Since we’ve had cakes the last two weekends for our kids’ parties, I decided to change it up a bit. I got my husband’s blessing to make a trifle (using leftover chocolate cake from our daughter’s adoption party). I know, it sounds a bit lame to use leftover cake, but hey, I was being resourceful and realisitic…we would never eat all of the cake we had leftover, plus a new one! Anyway, onto the recipe (well, actually more like a process. I’m giving you mere layering directions…easy stuff):
Black Forest Trifle
- Favorite chocolate cake recipe, baked (I adapted mine from the Chocolate Cake recipe in my Better Homes and Gardens cookbook, by using fresh whole wheat flour, 1/2 and 1/2 mix of soft pastry wheat and hard white wheat)
- Whipped Cream (using a mixer, whip 2 C cold heavy cream, 2 Tbsp sugar or maple syrup, and 2 tsp vanilla until stiff peaks develop. You’ll know you’re there when you lift a spoon in the whipped cream, and it stays standing up where you pull the spoon out…and if you go too far, you’ve just made really sweet butter :))
- Cherry Pie filling (if you use canned, try to find one without high-fructose corn syrup)
Get out some sort of pretty glass container to show all the layers. I used large wine glasses. You could use the same process in a large glass bowl if you don’t want to serve individually like this.

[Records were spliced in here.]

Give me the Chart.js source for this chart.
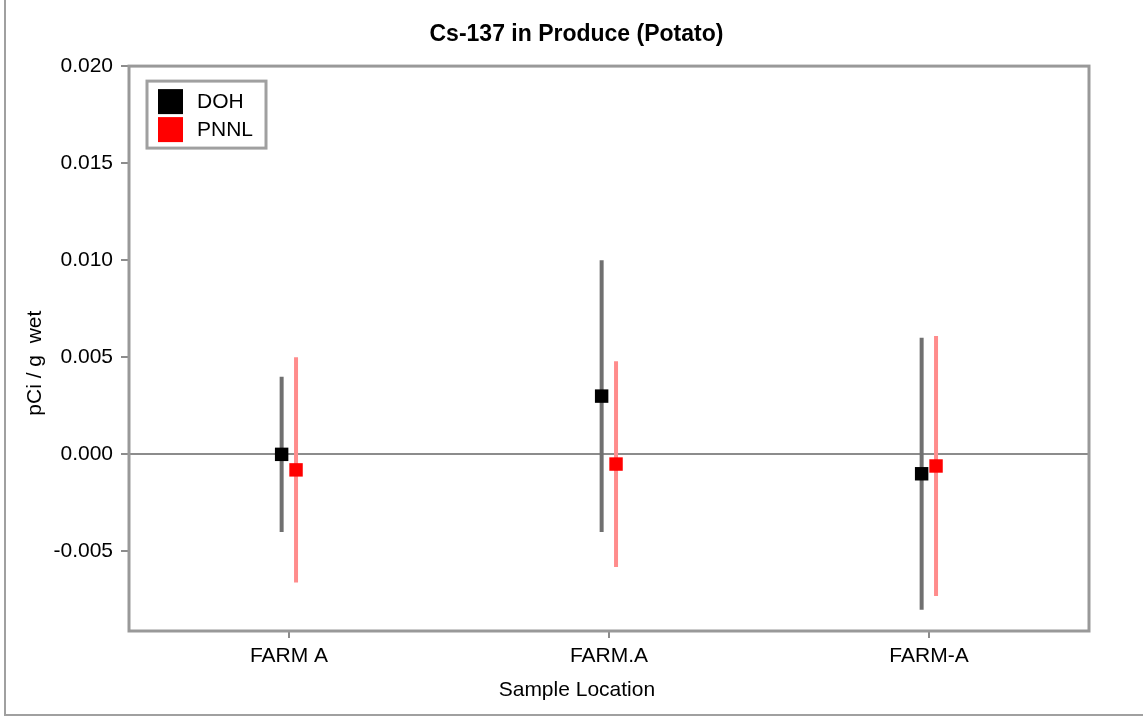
<!DOCTYPE html>
<html>
<head>
<meta charset="utf-8">
<script src="https://cdn.jsdelivr.net/npm/chart.js@4/dist/chart.umd.min.js"></script>
<style>
  html, body { margin: 0; padding: 0; background: #fff; }
  canvas { display: block; }
</style>
</head>
<body>
<canvas id="chart" width="1143" height="717"></canvas>
<script>
// values
const categories = ['FARM A', 'FARM.A', 'FARM-A'];
const dohValues = [0.0000, 0.0030, -0.0010];
const dohErrors = [0.0040, 0.0070, 0.0070];
const pnnlValues = [-0.0008, -0.0005, -0.0006];
const pnnlErrors = [0.0058, 0.0053, 0.0067];
const yTicks = [-0.005, 0.000, 0.005, 0.010, 0.015, 0.020];

const FONT = "'Liberation Sans', Arial, sans-serif";
const GRAY = '#8c8c8c';

function points(values, errors, shift) {
    return values.map((v, i) => ({ x: i + 1 + shift, y: v, err: errors[i] }));
}

// white page, left + bottom frame lines, plot frame
const framePlugin = {
    id: 'frame',
    beforeDraw(chart) {
        const ctx = chart.ctx;
        ctx.save();
        ctx.fillStyle = '#fff';
        ctx.fillRect(0, 0, chart.width, chart.height);
        ctx.strokeStyle = '#a0a0a0';
        ctx.lineWidth = 2;
        ctx.beginPath();
        ctx.moveTo(5, 0);
        ctx.lineTo(5, 715);
        ctx.lineTo(chart.width, 715);
        ctx.stroke();
        ctx.restore();
    },
    afterDraw(chart) {
        const a = chart.chartArea;
        const ctx = chart.ctx;
        ctx.save();
        ctx.strokeStyle = '#999';
        ctx.lineWidth = 3;
        ctx.strokeRect(a.left, a.top, a.right - a.left, a.bottom - a.top);
        ctx.restore();
    }
};

// vertical error bars behind the markers
const errorBarPlugin = {
    id: 'errorBars',
    beforeDatasetsDraw(chart) {
        const ctx = chart.ctx;
        const xs = chart.scales.x, ys = chart.scales.y;
        ctx.save();
        chart.data.datasets.forEach(ds => {
            ctx.strokeStyle = ds.barColor;
            ctx.lineWidth = 4;
            ds.data.forEach(p => {
                const px = xs.getPixelForValue(p.x);
                ctx.beginPath();
                ctx.moveTo(px, ys.getPixelForValue(p.y + p.err));
                ctx.lineTo(px, ys.getPixelForValue(p.y - p.err));
                ctx.stroke();
            });
        });
        ctx.restore();
    }
};

// legend box inside the plot
const boxLegend = {
    id: 'boxLegend',
    afterDraw(chart) {
        const ctx = chart.ctx;
        const a = chart.chartArea;
        const x0 = a.left + 18, y0 = a.top + 15;
        ctx.save();
        ctx.fillStyle = '#fff';
        ctx.fillRect(x0, y0, 119, 67);
        ctx.strokeStyle = '#a0a0a0';
        ctx.lineWidth = 3;
        ctx.strokeRect(x0, y0, 119, 67);
        ctx.font = '21px ' + FONT;
        ctx.textBaseline = 'middle';
        chart.data.datasets.forEach((ds, i) => {
            const top = y0 + 8 + i * 28;
            ctx.fillStyle = ds.backgroundColor;
            ctx.fillRect(x0 + 11, top, 25, 25);
            ctx.fillStyle = '#000';
            ctx.fillText(ds.label, x0 + 50, top + 13);
        });
        ctx.restore();
    }
};

new Chart(document.getElementById('chart'), {
    type: 'scatter',
    data: {
        datasets: [
            {
                label: 'DOH',
                data: points(dohValues, dohErrors, -0.023),
                backgroundColor: '#000000',
                borderColor: '#000000',
                barColor: '#707070',
                pointStyle: 'rect',
                pointRadius: 9.5,
                borderWidth: 0
            },
            {
                label: 'PNNL',
                data: points(pnnlValues, pnnlErrors, 0.022),
                backgroundColor: '#ff0000',
                borderColor: '#ff0000',
                barColor: '#ff8c8c',
                pointStyle: 'rect',
                pointRadius: 9.5,
                borderWidth: 0
            }
        ]
    },
    options: {
        responsive: false,
        animation: false,
        devicePixelRatio: 1,
        layout: { padding: { left: 0, right: 54, top: 0, bottom: 0 } },
        plugins: {
            legend: { display: false },
            tooltip: { enabled: false },
            title: {
                display: true,
                text: '          Cs-137 in Produce (Potato)',
                color: '#000',
                font: { family: FONT, size: 23, weight: 'bold' },
                padding: { top: 21, bottom: 17.5 }
            }
        },
        scales: {
            x: {
                type: 'linear',
                min: 0.5,
                max: 3.5,
                afterBuildTicks: s => { s.ticks = categories.map((c, i) => ({ value: i + 1 })); },
                afterFit: s => { s.height = 86; },
                border: { display: false },
                grid: { drawOnChartArea: false, tickLength: 7, tickColor: GRAY, lineWidth: 2 },
                ticks: {
                    color: '#000',
                    padding: 6,
                    maxRotation: 0,
                    font: { family: FONT, size: 21 },
                    callback: v => categories[v - 1]
                },
                title: {
                    display: true,
                    text: 'Sample Location           ',
                    color: '#000',
                    font: { family: FONT, size: 21 },
                    padding: { bottom: 14 }
                }
            },
            y: {
                min: -0.0091,
                max: 0.020,
                afterBuildTicks: s => { s.ticks = yTicks.map(v => ({ value: v })); },
                afterFit: s => { s.width = 129; },
                border: { display: false },
                grid: {
                    tickLength: 8,
                    tickColor: GRAY,
                    lineWidth: 2,
                    color: c => (c.tick && c.tick.value === 0) ? GRAY : 'rgba(0,0,0,0)'
                },
                ticks: {
                    color: '#000',
                    padding: 8,
                    font: { family: FONT, size: 21 },
                    callback: v => v.toFixed(3)
                },
                title: {
                    display: true,
                    text: 'pCi / g  wet     ',
                    color: '#000',
                    font: { family: FONT, size: 21 },
                    padding: { top: 23 }
                }
            }
        }
    },
    plugins: [framePlugin, errorBarPlugin, boxLegend]
});
</script>
</body>
</html>
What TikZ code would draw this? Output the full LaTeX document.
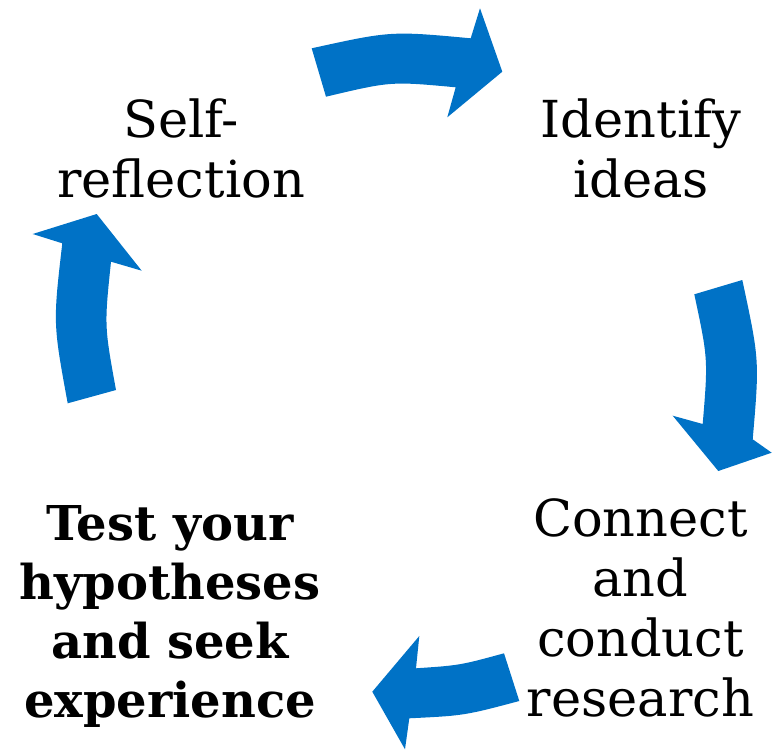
\documentclass[tikz,border=0pt]{standalone}
\usepackage{fontspec}
\setmainfont{DejaVu Serif}
\definecolor{arrowblue}{RGB}{0,114,198}
\begin{document}
\begin{tikzpicture}[x=0.75pt,y=-0.75pt,
  blockarrow/.style={fill=arrowblue,draw=none},
  steplabel/.style={align=center,inner sep=0pt,font=\fontsize{38.25pt}{45pt}\selectfont},
  boldlabel/.style={align=center,inner sep=0pt,font=\fontsize{36pt}{44.25pt}\selectfont\bfseries}]
\useasboundingbox (0,0) rectangle (772,750);
% top arrow
\fill[blockarrow] (311.7,48.3) .. controls (390.9,30.9) .. (470.7,38.3) -- (480,8.3) -- (502.3,71.7)
  -- (447.3,117.3) -- (455.7,87.3) .. controls (390.9,81.3) .. (326,96.7) -- cycle;
% right arrow
\fill[blockarrow] (742.3,280) .. controls (759.5,360.1) .. (752.7,439.3) -- (771.7,452.7) -- (718.3,471)
  -- (672.7,415.7) -- (702.7,424) .. controls (708.1,359) .. (694.3,294.3) -- cycle;
% bottom arrow
\fill[blockarrow] (519.3,701) .. controls (464.3,715.6) .. (409.3,718.3) -- (405,749.3) -- (372.3,691.7)
  -- (419.3,636) -- (416,668.3) .. controls (460,665.3) .. (504,653.3) -- cycle;
% left arrow
\fill[blockarrow] (67.7,403.3) .. controls (53,323.3) .. (62.3,243.3) -- (32.7,234) -- (96.7,214)
  -- (141.7,270.7) -- (111,261.7) .. controls (104.3,325.9) .. (116,390) -- cycle;
% labels
\node[steplabel] (selfref) at (181,148.6) {Self-\\reflection};
\node[steplabel] (identify) at (641,148.6) {Identify\\ideas};
\node[steplabel] (connect) at (640.5,608) {Connect\\and\\conduct\\research};
\node[boldlabel] (test) at (170,616.5) {Test your\\hypotheses\\and seek\\experience};
\end{tikzpicture}
\end{document}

Prepare each of the components above: cake, whipped cream and pie filling. Be sure that your whipped cream is fresh and kept cold. Cut cooled cake pieces into small cubes, about 1/2 inch.
Put layer of cake pieces in the bottom of your glass container.
Then top with cherries, including some of the sauce, and making sure cherries line the edges of your glass. Use a damp towel to wipe any messiness.
Top with a layer of whipped cream, smoothing a little.
Then repeat layers in the same order. You can repeat layers a third time if your container is tall or large. End with a layer of whipped cream. Top with chocolate shavings or little bits of crumbled chocolate cake. Refrigerate until ready to serve.
You probably don’t need the photo tutorial, but doesn’t it look delicious? Enjoy!